Aufführungen am 19. und 24. Mai, 1. und 8. Juni.

Karten 16-52€. Kartenverkauf: 0231-5027222 und auf www.theaterdo.de

Da umweht den Abend dann traurigerweise Tagesschau-Betroffenheit, undifferenziert, dick aufgetragen wie die vom Flüchtlingsschicksal umwehte Erdgöttin Erda (Melissa Zgouridi). Der Abend beginnt in der Höhle, er endet für die Herrscherkaste im Rollstuhl. Nun, da alles erreicht ist, haben sie die Tierpelze gegen Anzug und Kostümchen getauscht, Met fließt keiner mehr, Wotan hängt an der Asthmapumpe. Die Götter haben Pflegestufe drei. Wer solchen Typen den Puls fühlt? Die Rheintöchter haben auf Krankenschwester umgeschult. Aber ein bisschen politisch, findet Konwitschny, sind die Damen auch: Die Regenbogenbrücke, die nach Walhall führt, ist ein Protestbanner gegen die Lügen der Regierenden. Man sieht nichts an diesem Abend, was man nicht schon weiß.

Peter Konwitschny, nunmehr 79, führt Regie bei „Das Rheingold“ in Dortmund. Unser Archivbild entstand 2017.
Peter Konwitschny, nunmehr 79, führt Regie bei „Das Rheingold“ in Dortmund. Unser Archivbild entstand 2017. © dpa | Bernd Weissbrod

Enthusiastisch wird neben dem Ensemble vor allem das Orchester vom Publikum gefeiert. Tatsächlich zeigt es bravouröse Brillanz, die mächtig von Wagner beschäftigten Blechbläser glänzen durchweg. Und Generalmusikdirektor Gabriel Feltz weiß den Fluss der motivischen Anspielungen mit Raffinement zu kontrollieren, farbensatt, oft irisierend schön. Mitunter war das Klang-Volumen fast zu zurückhaltend, nicht jeder Sängereinsatz saß am Premierenabend perfekt. Im Ensemble sind bei Irina Simmes‘ Freia und Ursula Hesse von den Steinens Fricka Abstriche zu machen. Kerngesund, machtvoll, fast belcantisch: Tommi Hakalas Wotan. Eine Bank: Matthias Wohlbrechts Loge, Tenor von bittersüßer Charakterschärfe. Artyom Wasnetsov und Denis Velev gaben prächtig das Riesengespann.

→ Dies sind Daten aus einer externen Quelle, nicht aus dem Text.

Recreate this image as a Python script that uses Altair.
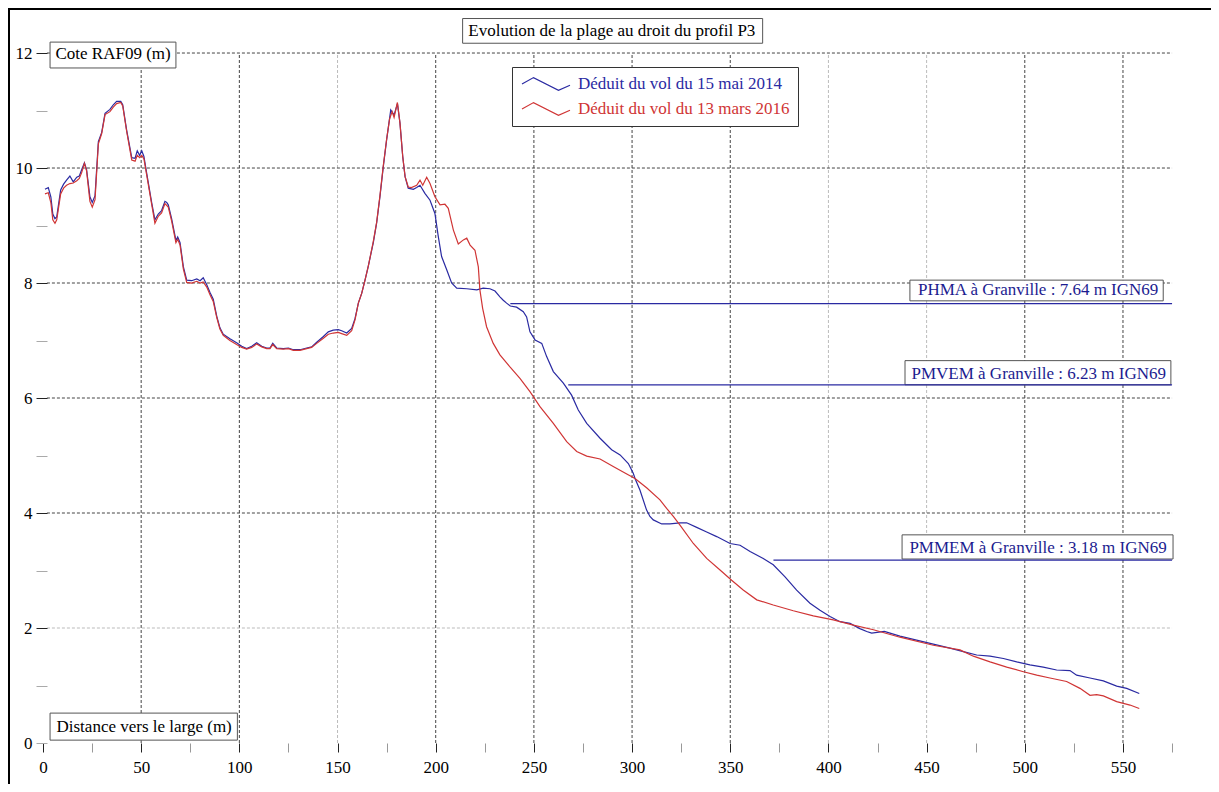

Konwitschny hat erklärt, jeden der vier Ring-Teile als eigene Geschichte zu erzählen, komplett unabhängig von den anderen. Wagners Musik sagt zwar das Gegenteil, aber wir werden 2025 sehen, hören und berichten, was dem dann 80-Jährigen zum mythensatten Weltuntergang namens „Götterdämmerung“ eingefallen ist.